In a media statement on Saturday, May 26, Perak DAP Chairman, Nga Kor Ming urged board members of Perak Corporation Bhd (PCB) to resign and take full responsibility for an RM340.6 million loss.
It pertains to costs incurred in the running of the Movie Animation Park Studio (MAPS) in Meru, Ipoh. Financial losses in fiscal year 2017 alone was a staggering RM280 million. Imagine what this amount of money could do for the state?
Nga hoped newly-minted Menteri Besar, Ahmad Faizal Azumu, would hold a meeting soon to discuss the future of MAPS.
“Maintaining and managing the theme park, shouldn’t be the state’s responsibility,” Nga reasoned. “The previous state government had blatantly ignored this and Perakeans now have to bear the consequences,” he said.
The statement generated a flurry of comments from the public on Ipoh Echo’s Facebook page.
“Thanks to my annual pass I could visit the park a few times. But it’s a huge disappointment, as many of the billed attractions and facilities are non-existent,” said Noor Ain Mokhtar, a frequent visitor.
Executive Councillor for Infrastructure and Corridor Development, Dato’ Seri Ir Mohammad Nizar Jamaluddin feels that a forensic audit should be conducted to determine the park’s faults and flaws.
“The facility is in bad shape. In its current form it’ll deter visitors from coming. After a soft launch in June 2017, it has yet to be fully operational due to ongoing renovations and construction works,” said Nizar.

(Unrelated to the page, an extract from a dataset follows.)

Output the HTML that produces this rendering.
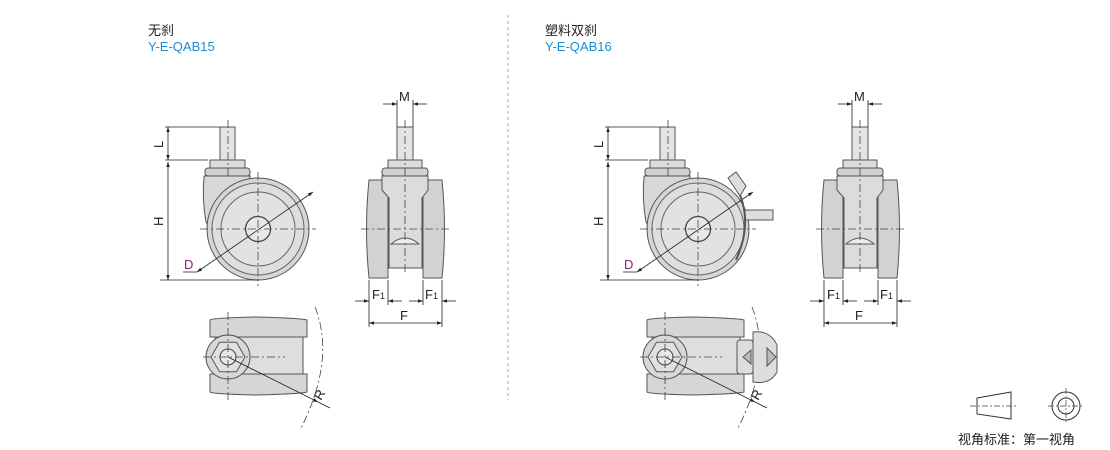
<!DOCTYPE html>
<html><head><meta charset="utf-8"><style>
html,body{margin:0;padding:0;background:#fff;width:1110px;height:450px;overflow:hidden}
svg{display:block}
text{font-family:"Liberation Sans","Noto Sans CJK SC",sans-serif}
</style></head><body>
<svg width="1110" height="450" viewBox="0 0 1110 450" xmlns="http://www.w3.org/2000/svg">
<defs>
<marker id="a" viewBox="0 0 10 10" refX="10" refY="5" markerWidth="8" markerHeight="5" markerUnits="userSpaceOnUse" orient="auto-start-reverse"><path d="M0,1.5 L10,5 L0,8.5 z" fill="#222"/></marker>

<g id="side">
  <rect x="220" y="127" width="15" height="33" fill="#e4e4e4" stroke="#555" stroke-width="1"/>
  <rect x="210" y="160" width="35" height="8" fill="#dcdcdc" stroke="#555"/>
  <rect x="205" y="168" width="45" height="8" rx="3" fill="#d0d0d0" stroke="#555"/>
  <path d="M204,176 L250,176 L250,200 L228,205 Q212,215 214,236 L206,222 Q202,200 204,176 z" fill="#d8d8d8" stroke="#555"/>
  <circle cx="258" cy="229" r="51" fill="#d6d6d6" stroke="#555"/>
  <circle cx="258" cy="229" r="46" fill="#dedede" stroke="#666"/>
  <circle cx="258" cy="229" r="37" fill="#e2e2e2" stroke="#666"/>
  <circle cx="258" cy="229" r="12.5" fill="#e8e8e8" stroke="#444" stroke-width="1.3"/>
  <line x1="228" y1="120" x2="228" y2="178" stroke="#444" stroke-dasharray="8,3,2,3" stroke-width="0.8"/>
  <line x1="258" y1="172" x2="258" y2="286" stroke="#444" stroke-dasharray="8,3,2,3" stroke-width="0.8"/>
  <line x1="200" y1="229" x2="316" y2="229" stroke="#444" stroke-dasharray="8,3,2,3" stroke-width="0.8"/>
  <line x1="165" y1="127" x2="220" y2="127" stroke="#222" stroke-width="0.8"/>
  <line x1="165" y1="160" x2="208" y2="160" stroke="#222" stroke-width="0.8"/>
  <line x1="160" y1="280" x2="258" y2="280" stroke="#222" stroke-width="0.8"/>
  <line x1="168" y1="127" x2="168" y2="160" stroke="#222" stroke-width="0.8" marker-start="url(#a)" marker-end="url(#a)"/>
  <line x1="168" y1="162" x2="168" y2="280" stroke="#222" stroke-width="0.8" marker-start="url(#a)" marker-end="url(#a)"/>
  <text x="0" y="0" font-size="13" transform="translate(163,148) rotate(-90)" fill="#222">L</text>
  <text x="0" y="0" font-size="13" transform="translate(163,226) rotate(-90)" fill="#222">H</text>
  <line x1="183" y1="272" x2="197" y2="272" stroke="#222" stroke-width="0.8"/>
  <line x1="197" y1="272" x2="313" y2="192" stroke="#222" stroke-width="0.8" marker-start="url(#a)" marker-end="url(#a)"/>
  <text x="184" y="269" font-size="13" fill="#8b1f86">D</text>
</g>

<g id="front">
  <rect x="397" y="127" width="16" height="33" fill="#e4e4e4" stroke="#555"/>
  <rect x="388" y="160" width="34" height="8" fill="#dcdcdc" stroke="#555"/>
  <rect x="382" y="168" width="46" height="8" rx="3" fill="#d0d0d0" stroke="#555"/>
  <path d="M369,180 L388,180 L388,278 L369,278 Q364,229 369,180z" fill="#d2d2d2" stroke="#555"/>
  <path d="M423,180 L442,180 Q447,229 442,278 L423,278 z" fill="#d2d2d2" stroke="#555"/>
  <path d="M382,176 L428,176 L428,190 L422,198 L422,268 L389,268 L389,198 L382,190 z" fill="#dcdcdc" stroke="#555"/>
  <path d="M391,244 Q405,232 419,244 z" fill="#eee" stroke="#555"/>
  <line x1="405" y1="120" x2="405" y2="272" stroke="#444" stroke-dasharray="8,3,2,3" stroke-width="0.8"/>
  <line x1="361" y1="229" x2="450" y2="229" stroke="#444" stroke-dasharray="8,3,2,3" stroke-width="0.8"/>
  <line x1="397" y1="100" x2="397" y2="127" stroke="#222" stroke-width="0.8"/>
  <line x1="413" y1="100" x2="413" y2="127" stroke="#222" stroke-width="0.8"/>
  <line x1="383" y1="104" x2="397" y2="104" stroke="#222" stroke-width="0.8" marker-end="url(#a)"/>
  <line x1="427" y1="104" x2="413" y2="104" stroke="#222" stroke-width="0.8" marker-end="url(#a)"/>
  <text x="399" y="101" font-size="13" fill="#222">M</text>
  <g stroke="#222" stroke-width="0.8">
  <line x1="369" y1="280" x2="369" y2="327"/><line x1="388" y1="280" x2="388" y2="305"/>
  <line x1="423" y1="280" x2="423" y2="305"/><line x1="442" y1="280" x2="442" y2="327"/>
  </g>
  <line x1="355" y1="301" x2="369" y2="301" stroke="#222" stroke-width="0.8" marker-end="url(#a)"/>
  <line x1="402" y1="301" x2="388" y2="301" stroke="#222" stroke-width="0.8" marker-end="url(#a)"/>
  <line x1="409" y1="301" x2="423" y2="301" stroke="#222" stroke-width="0.8" marker-end="url(#a)"/>
  <line x1="456" y1="301" x2="442" y2="301" stroke="#222" stroke-width="0.8" marker-end="url(#a)"/>
  <line x1="369" y1="323" x2="442" y2="323" stroke="#222" stroke-width="0.8" marker-start="url(#a)" marker-end="url(#a)"/>
  <text x="372" y="299" font-size="13" fill="#222">F<tspan font-size="9">1</tspan></text>
  <text x="425" y="299" font-size="13" fill="#222">F<tspan font-size="9">1</tspan></text>
  <text x="400" y="320" font-size="13" fill="#222">F</text>
</g>

<g id="bottom">
  <path d="M210,320 Q212,318 255,317 Q300,318 307,320 L307,337 L210,337 z" fill="#d6d6d6" stroke="#555"/>
  <path d="M210,374 L307,374 L307,392 Q300,394 255,395 Q212,394 210,392 z" fill="#d6d6d6" stroke="#555"/>
  <rect x="215" y="337" width="88" height="37" fill="#dedede" stroke="#555"/>
  <circle cx="228" cy="357" r="22" fill="#d8d8d8" stroke="#555"/>
  <polygon points="245,357 236.5,371.7 219.5,371.7 211,357 219.5,342.3 236.5,342.3" fill="#e0e0e0" stroke="#555"/>
  <circle cx="228" cy="357" r="8" fill="#e8e8e8" stroke="#444"/>
  <line x1="228" y1="312" x2="228" y2="400" stroke="#444" stroke-dasharray="8,3,2,3" stroke-width="0.8"/>
  <line x1="203" y1="357" x2="285" y2="357" stroke="#444" stroke-dasharray="8,3,2,3" stroke-width="0.8"/>
  <path d="M315,307 Q336,360 300,430" fill="none" stroke="#444" stroke-dasharray="8,3,2,3" stroke-width="0.8"/>
  <line x1="228" y1="357" x2="318" y2="402" stroke="#222" stroke-width="0.8" marker-end="url(#a)"/>
  <line x1="318" y1="402" x2="330" y2="408" stroke="#222" stroke-width="0.8"/>
  <text x="0" y="0" font-size="13" transform="translate(321,401) rotate(-60)" fill="#222">R</text>
</g>
</defs>

<use href="#side"/>
<use href="#front"/>
<use href="#bottom"/>
<g transform="translate(440,0)">
  <use href="#side"/>
  <path d="M288,178 L296,172 L306,186 L300,196 z" fill="#ddd" stroke="#555"/>
  <rect x="305" y="210" width="28" height="10" fill="#ddd" stroke="#555"/>
  <path d="M300,195 Q312,225 296,260" fill="none" stroke="#555" stroke-width="2"/>
</g>
<g transform="translate(455,0)"><use href="#front"/></g>
<g transform="translate(437,0)">
  <use href="#bottom"/>
  <rect x="300" y="340" width="16" height="34" rx="3" fill="#ddd" stroke="#555"/>
  <path d="M316,332 Q333,330 340,345 L340,372 Q333,385 316,382 z" fill="#ddd" stroke="#555"/>
  <polygon points="306,357 314,350 314,364" fill="#bbb" stroke="#555"/>
  <polygon points="339,357 330,348 330,366" fill="#bbb" stroke="#555"/>
</g>

<line x1="508" y1="15" x2="508" y2="400" stroke="#aaa" stroke-dasharray="3,3" stroke-width="1"/>

<text x="148" y="35" font-size="13" fill="#222">无刹</text>
<text x="148" y="51" font-size="13" fill="#1a8fd0">Y-E-QAB15</text>
<text x="545" y="35" font-size="13" fill="#222">塑料双刹</text>
<text x="545" y="51" font-size="13" fill="#1a8fd0">Y-E-QAB16</text>

<polygon points="977,398 1011,392 1011,419 977,414" fill="none" stroke="#333" stroke-width="1"/>
<line x1="970" y1="406" x2="1018" y2="406" stroke="#444" stroke-dasharray="6,2,2,2" stroke-width="0.7"/>
<circle cx="1066" cy="406" r="14" fill="none" stroke="#333"/>
<circle cx="1066" cy="406" r="8" fill="none" stroke="#333"/>
<line x1="1048" y1="406" x2="1084" y2="406" stroke="#444" stroke-dasharray="6,2,2,2" stroke-width="0.7"/>
<line x1="1066" y1="388" x2="1066" y2="424" stroke="#444" stroke-dasharray="6,2,2,2" stroke-width="0.7"/>
<text x="958" y="444" font-size="13" fill="#222">视角标准：第一视角</text>
</svg>
</body></html>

The Adun for Sungai Rapat and former Menteri Besar, Nizar felt that MAPS could be revitalised but it would cost the state government a fortune. If revitalising the “stalled” park is considered uneconomical and a sheer waste of funds, then closing it seems the only option left.
PCB, a subsidiary of the Perak State Economic Development Corporation, a state-linked company, owns 51 percent of MAPS’s shares; 34 percent belong to developer RSG MAPS Sdn Bhd while the remainder 15 percent is held by an unspecified individual.
According to an inside source the theme park makes barely RM1 million in ticket sales a month. With such a paltry collection can it service its loans?
Should the park remain open despite the losses? Or should it be closed?
Here are some more comments received from concerned Ipohites:
Nooris Ismail wondered whether a feasibility study was done before the theme park was built. A study, he said should now be done to determine the flaws and rectifications be made. Closing the facility should be the last option, as there are parties keen to manage or buy it.
John Nadason feels that the entrance fee was a wee bit too pricey. Moreover, there is nothing much to see. A good marketing strategy may help.
Sarjit Singh was more livid. He bought a one-year pass. On the opening day it was exciting but as the days passed by the excitement soon vanished. Many attractions are still incomplete, although they are being billed. He had to wait two hours to get in and 15 minutes to get out. He insisted that the park be closed so it won’t incur further losses.
We received some 140 comments and the piece was shared 200 times. The majority of readers felt that MAPS should be closed for good.